As I write it is the week before Easter. Everyone knows that the date of Easter is regulated by the phases of the moon. Linked historically with the Jewish Passover, Easter is the first Sunday after the full moon after the spring Equinox. (If you keep looking up this web page you will be able to observe the phases of the moon in real time - and you will be able to check that the full moon occurs on the 17th April).
With Christians all over the world we will be remembering with thanksgiving all that Jesus is and was and all that he did as Son of man, reading in the gospels the accounts of his life and in the epistles reading some of the theological reflections of the early Christians on what his life and death meant. This will have its culmination each day in the eucharist, right through from Maundy Thursday to Easter Day itself.

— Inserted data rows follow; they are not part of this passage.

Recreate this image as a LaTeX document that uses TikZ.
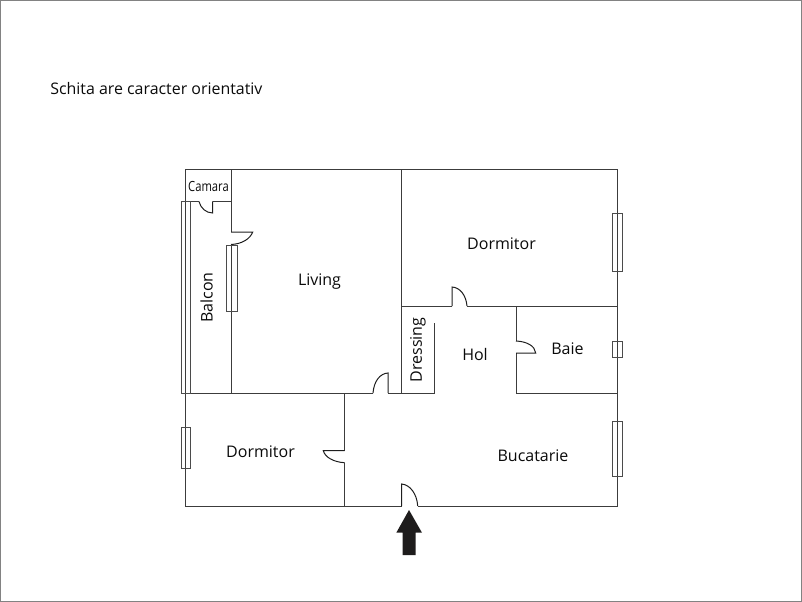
\documentclass[tikz,border=0pt]{standalone}
\usepackage{fontspec}
\setmainfont{Open Sans}
\tikzset{
	wall/.style={color={rgb, 255:red, 60; green, 60; blue, 60 },line width=0.75pt},
	window/.style={color={rgb, 255:red, 75; green, 75; blue, 75 },line width=0.75pt},
	door/.style={color={rgb, 255:red, 30; green, 30; blue, 30 },line width=0.75pt},
	roomlabel/.style={inner sep=0.75pt,font=\fontsize{12}{14}\selectfont,color={rgb, 255:red, 10; green, 10; blue, 10 }},
}
\begin{document}
\begin{tikzpicture}[x=0.75pt,y=0.75pt,yscale=-1,xscale=1]
	\useasboundingbox (0,0) rectangle (802,602);
	%Frame
	\draw [color={rgb, 255:red, 130; green, 130; blue, 130 },line width=1.1pt] (0.7,0.7) rectangle (801.3,601.3);

	%Outer walls
	\draw [wall] (401.5,506) -- (185,506) -- (185,170) -- (617,170) -- (617,506) -- (417.7,506);
	%Camara
	\draw [wall] (185,201.5) -- (199,201.5);
	\draw [wall] (212.7,201.5) -- (231,201.5);
	%Balcon wall
	\draw [wall] (231,170) -- (231,232);
	\draw [wall] (231,245) -- (231,393);
	%Long wall
	\draw [wall] (185,393) -- (373,393);
	\draw [wall] (388,393) -- (434,393) -- (434,323);
	\draw [wall] (401.5,170) -- (401.5,393);
	%Hol walls
	\draw [wall] (401.5,306) -- (452,306);
	\draw [wall] (467,306) -- (617,306);
	\draw [wall] (516,306) -- (516,341);
	\draw [wall] (516,353) -- (516,393) -- (617,393);
	%Dormitor wall
	\draw [wall] (344.5,393) -- (344.5,450.7);
	\draw [wall] (344.5,462.7) -- (344.5,506);

	%Doors
	\draw [door] (199,201.5) .. controls (200.5,208) and (206,213) .. (212.7,213) -- (212.7,201.5);
	\draw [door] (231,232) -- (252.7,232) .. controls (250,239) and (242,244) .. (231,244.5);
	\draw [door] (373,393) .. controls (374,381) and (380,373.5) .. (388,373) -- (388,393);
	\draw [door] (452,306) -- (452,287) .. controls (460,287.5) and (466,295) .. (467,306);
	\draw [door] (516,341) .. controls (527,341.5) and (535,346) .. (535.7,353) -- (516,353);
	\draw [door] (344.5,450.7) -- (323.3,450.7) .. controls (325,457) and (333,462) .. (344.5,462.7);
	\draw [door] (401.5,506) -- (401.5,484) .. controls (410,484.5) and (417,494) .. (417.7,506);

	%Windows
	\draw [window] (181,202) rectangle (190.5,393);
	\draw [window] (226,245.5) rectangle (237,311);
	\draw [window] (612,214) rectangle (622.5,271.7);
	\draw [window] (612,341.7) rectangle (622.5,357.3);
	\draw [window] (612,421.7) rectangle (622.5,476);
	\draw [window] (181,427.7) rectangle (190.5,468);

	%Entrance arrow
	\fill [color={rgb, 255:red, 30; green, 28; blue, 28 }] (409,510) -- (422,532.7) -- (415.7,532.7) -- (415.7,555) -- (402.7,555) -- (402.7,532.7) -- (396.3,532.7) -- cycle;

	% Text Node
	\node (lblNote) [anchor=west,inner sep=0.75pt,font=\fontsize{11.95}{14}\selectfont,color={rgb, 255:red, 10; green, 10; blue, 10 }] at (49,88.5) {Schita are caracter orientativ};
	% Text Node
	\node (lblCamara) [roomlabel,font=\fontsize{10.5}{12}\selectfont,xscale=0.8] at (208.5,187) {Camara};
	% Text Node
	\node (lblBalcon) [roomlabel,rotate=90] at (206.5,297.5) {Balcon};
	% Text Node
	\node (lblLiving) [roomlabel] at (319.5,282) {Living};
	% Text Node
	\node (lblDormitorUp) [roomlabel] at (501.5,244) {Dormitor};
	% Text Node
	\node (lblDressing) [roomlabel,rotate=90] at (418,350) {Dressing};
	% Text Node
	\node (lblHol) [roomlabel] at (475,354.5) {Hol};
	% Text Node
	\node (lblBaie) [roomlabel] at (567.5,348.5) {Baie};
	% Text Node
	\node (lblDormitorDown) [roomlabel] at (260.5,452) {Dormitor};
	% Text Node
	\node (lblBucatarie) [roomlabel] at (533,456) {Bucatarie};
\end{tikzpicture}
\end{document}
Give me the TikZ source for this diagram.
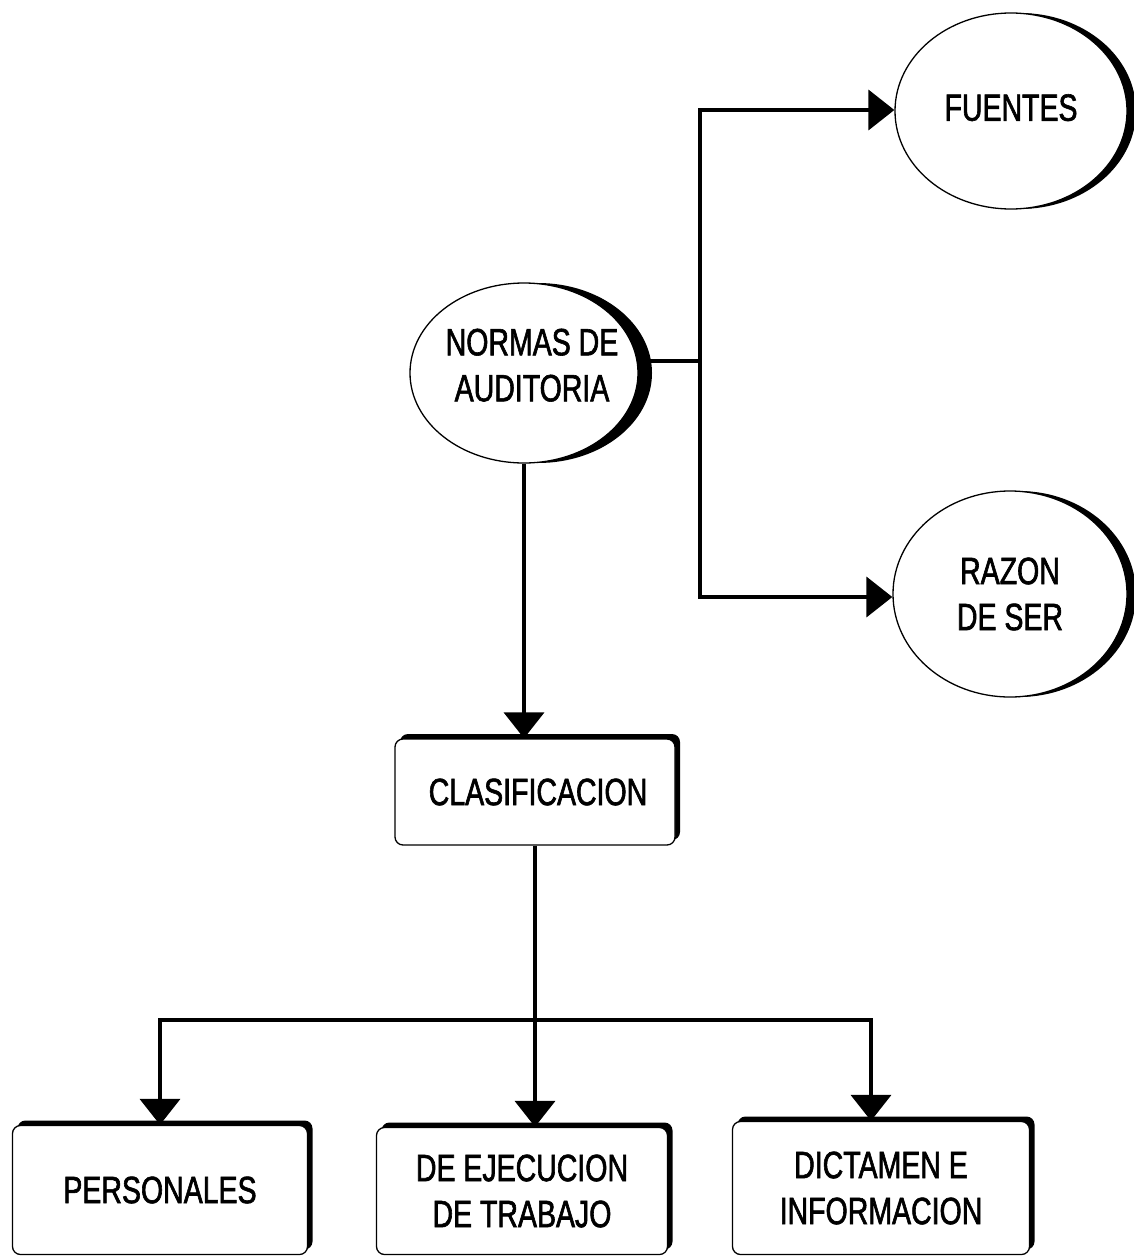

Traditionally it has been the custom in the church to refrain from celebrating the eucharist on Good Friday and Holy Saturday. There have been many reasons given for this. It is said that the early church never celebrated the eucharist on those days. But in fact, as far as we know, the eucharist was only celebrated normally on the Sunday in the first three centuries. During the past century it has become common to celebrate the eucharist each day, particularly in religious communities. So it is strange to stop celebrating this central act of Christiam worship on Good Friday and Holy Saturday! Others say, more recently, that there has to be a sense of entering into the darkness of God on Good Friday, the day of Jesus' execution. But Paul says that God was in Christ reconciling the world to himself. There is no sense in the New Testament that we must have days without eucharistic worship to reflect on the death of Jesus. Jesus, our Lord is always dynamically present to the church and to the world. We do not have to wait until Easter Day to realise this. Worship is always Easter worship and so at the annual celebration all the days are full of joy. It is also true that every day is the time for reflecting on what the life of Jesus means for ourselves and for the whole cosmos.
Have a very good Easter celebration! Alleluia!